Of course, the problems with this game go far beyond a few generic characters. This is a game that gets almost everything wrong, including the little things. A good example of this is the way the game controls. Most racing games will map the acceleration to the controller's right shoulder button and use the left side for the brakes. Renzo Racer completely flips this around, but nobody told the button guide image they show before every event. This guide is filled with inaccuracies, which is made worse when you realize that you can't customize the button configuration.
That's bad, but it's nothing compared to how the karts handle. The vehicles are slow and sluggish, while simultaneously feeling like there's no weight to them. It's as if they want to flip over whenever you drive over gravel, take a corner too hard or mess up a landing. Some of that you might be able to defend, but there were far too many times when it felt like I flipped around for no reason. No matter which character I chose or how long I played the game, I never felt in control of Renzo Racer.

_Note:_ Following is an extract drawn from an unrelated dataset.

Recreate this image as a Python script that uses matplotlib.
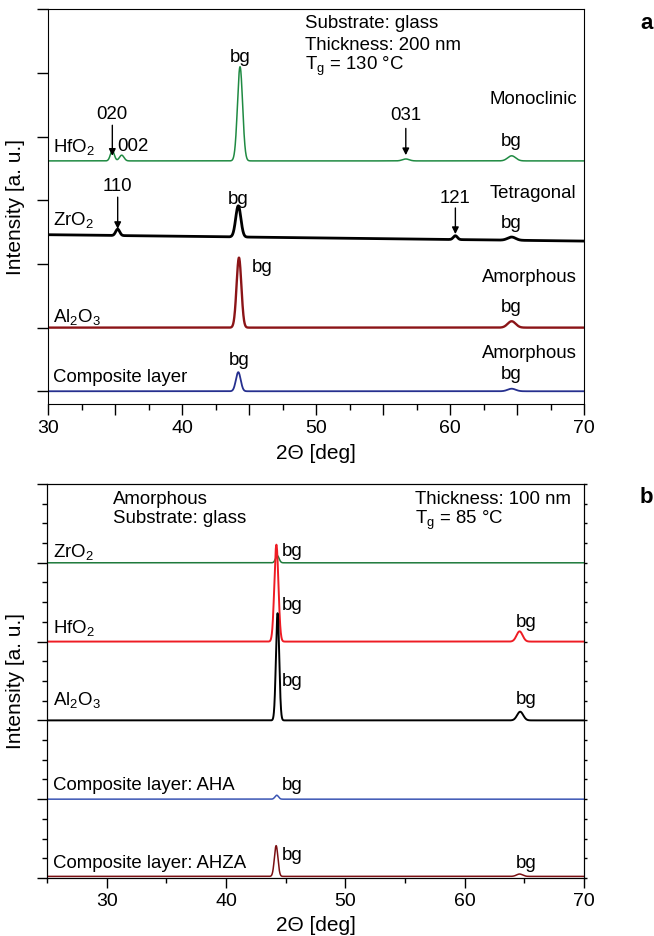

And it certainly doesn't help that this game has perhaps the worst special item in the history of kart racing. For the most part, the item pick-ups are pretty standard fare. There's a turbo boost, bombs you can drop and missiles that can be fired at the opponents. The only original item comes in the form of a four-leaf clover. That sounds good, but it's actually an item that will make you swap places with the person who is either in front or behind. A bad luck pick-up will send you backwards and a good luck charm will send you forwards, unless you're already in first place, in which case the good luck item will actually teleport you to a random location and have you facing the wrong direction.

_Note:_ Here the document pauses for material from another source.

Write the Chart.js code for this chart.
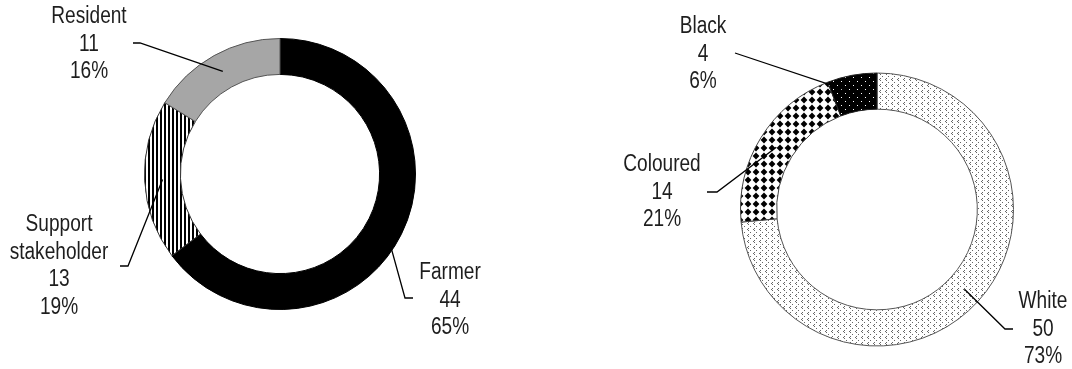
<!DOCTYPE html>
<html>
<head>
<meta charset="utf-8">
<script src="https://cdn.jsdelivr.net/npm/chart.js@4.4.1/dist/chart.umd.min.js"></script>
<style>
  html, body { margin: 0; padding: 0; background: #fff; }
  #wrap { position: relative; width: 1072px; height: 369px; }
  canvas { position: absolute; top: 0; }
  #roleChart { left: 0; }
  #raceChart { left: 536px; }
</style>
</head>
<body>
<div id="wrap">
  <canvas id="roleChart" width="536" height="369"></canvas>
  <canvas id="raceChart" width="536" height="369"></canvas>
</div>
<script>
// respondents by role
const roleLabels = [['Farmer'], ['Support', 'stakeholder'], ['Resident']];
const roleCounts = [44, 13, 11];
const rolePercents = [65, 19, 16];

// respondents by population group
const raceLabels = [['White'], ['Coloured'], ['Black']];
const raceCounts = [50, 14, 4];
const racePercents = [73, 21, 6];

const FONT = '23px "Liberation Sans", Arial, sans-serif';
const NARROW = 0.83;   // squeeze text horizontally, narrow face not installed
const LINE_H = 27.5;

// small tile patterns for the hatched slices
function tile(w, h, draw) {
  const c = document.createElement('canvas');
  c.width = w; c.height = h;
  const g = c.getContext('2d');
  draw(g);
  return document.createElement('canvas').getContext('2d').createPattern(c, 'repeat');
}

const stripes = tile(4, 4, g => {
  g.fillStyle = '#fff'; g.fillRect(0, 0, 4, 4);
  g.fillStyle = '#000'; g.fillRect(0, 0, 2, 4);
});

const darkDots = tile(8, 8, g => {
  g.fillStyle = '#000'; g.fillRect(0, 0, 8, 8);
  g.fillStyle = '#fff';
  g.fillRect(1, 1, 1, 1);
  g.fillRect(5, 5, 1, 1);
});

const diamonds = tile(8, 8, g => {
  g.fillStyle = '#fff'; g.fillRect(0, 0, 8, 8);
  g.fillStyle = '#000';
  g.beginPath();
  g.moveTo(4, 0.6); g.lineTo(7.4, 4); g.lineTo(4, 7.4); g.lineTo(0.6, 4);
  g.closePath(); g.fill();
});

const lightDots = tile(6, 6, g => {
  g.fillStyle = '#fff'; g.fillRect(0, 0, 6, 6);
  g.fillStyle = '#666';
  g.fillRect(1, 1, 1, 1); g.fillRect(2, 0, 1, 1); g.fillRect(2, 2, 1, 1);
  g.fillRect(4, 4, 1, 1);
});

// callout labels: text block + leader line from the slice middle
const calloutPlugin = {
  id: 'callouts',
  afterDraw(chart, args, opts) {
    const ctx = chart.ctx;
    const meta = chart.getDatasetMeta(0);
    const ds = chart.data.datasets[0];
    ctx.save();
    meta.data.forEach((arc, i) => {
      const c = opts.items[i];
      const cx = arc.x, cy = arc.y;
      const p = arc.tooltipPosition();
      ctx.strokeStyle = '#000';
      ctx.lineWidth = 1.3;
      ctx.beginPath();
      ctx.moveTo(p.x, p.y);
      c.path.forEach(pt => ctx.lineTo(cx + pt[0], cy + pt[1]));
      ctx.stroke();

      const lines = chart.data.labels[i].concat([String(ds.data[i]), opts.percents[i] + '%']);
      ctx.fillStyle = '#1e1e1e';
      ctx.font = FONT;
      ctx.textAlign = 'center';
      ctx.textBaseline = 'middle';
      lines.forEach((t, k) => {
        ctx.save();
        ctx.translate(cx + c.x, cy + c.y + k * LINE_H);
        ctx.scale(NARROW, 1);
        ctx.fillText(t, 0, 0);
        ctx.restore();
      });
    });
    ctx.restore();
  }
};

function makeDoughnut(id, labels, counts, percents, fills, borders, padding, items) {
  new Chart(document.getElementById(id), {
    type: 'doughnut',
    data: {
      labels: labels,
      datasets: [{
        data: counts,
        backgroundColor: fills,
        borderColor: borders,
        borderWidth: 1
      }]
    },
    options: {
      responsive: false,
      animation: false,
      cutout: '73.5%',
      layout: { padding: padding },
      plugins: {
        legend: { display: false },
        tooltip: { enabled: false },
        callouts: { items: items, percents: percents }
      }
    },
    plugins: [calloutPlugin]
  });
}

makeDoughnut('roleChart', roleLabels, roleCounts, rolePercents,
  ['#000', stripes, '#a6a6a6'],
  ['#000', '#333', '#555'],
  { left: 144, right: 120, top: 38, bottom: 59 },
  [
    { x: 170, y: 99, path: [[125, 124], [133, 124]] },
    { x: -221, y: 51, path: [[-152, 92], [-160, 92]] },
    { x: -191, y: -157, path: [[-140, -131], [-147, -131]] }
  ]);

makeDoughnut('raceChart', raceLabels, raceCounts, racePercents,
  [lightDots, diamonds, darkDots],
  ['#555', '#444', '#222'],
  { left: 204, right: 58, top: 72, bottom: 22 },
  [
    { x: 166, y: 92.5, path: [[128, 119.5], [136, 119.5]] },
    { x: -215, y: -44.5, path: [[-160, -17.5], [-170, -17.5]] },
    { x: -174, y: -182.5, path: [[-142, -156.5]] }
  ]);
</script>
</body>
</html>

The problem with this item should be obvious, since the idea of teleporting to a completely different part of the track is inherently jarring. But it's actually worse than that, because it trains you to avoid driving over the mystery boxes. I ran into the bad luck charm at least once a game, whereas the good version almost never showed up. If you get a comfortable lead and hope to win the race, then the best thing you can do is purposely miss the items, because you never know when the bad luck charm will strike. That's not what you want in your kart racing game.
The most frustrating part is that these are the exact same problems I complained about two years ago with the Early Access build. Is it possible that the game I'm playing in 2019 is actually worse than the preview version from 2017? It's not that I expected Renzo Racer to be the next Mario Kart, but I'm thoroughly disappointed by the squandered potential. There are good elements here, but they are completely overshadowed by a generic kart racing game that is never fun to play.
Renzo Racer is an important reminder of the bad-old-days when store shelves were littered with generic kart racing games. While I like the wide variety of levels, there's nothing original or exciting to grab on to. Worse yet, the handling is atrocious, the control scheme is backwards, the vehicles flip all over the track and none of the animal characters have anything resembling a personality. The pieces are all there, but EnsenaSoft has yet to figure out how to complete the puzzle. Rezno Racer may not be the worst kart racing game I've played, but don't take that as an endorsement.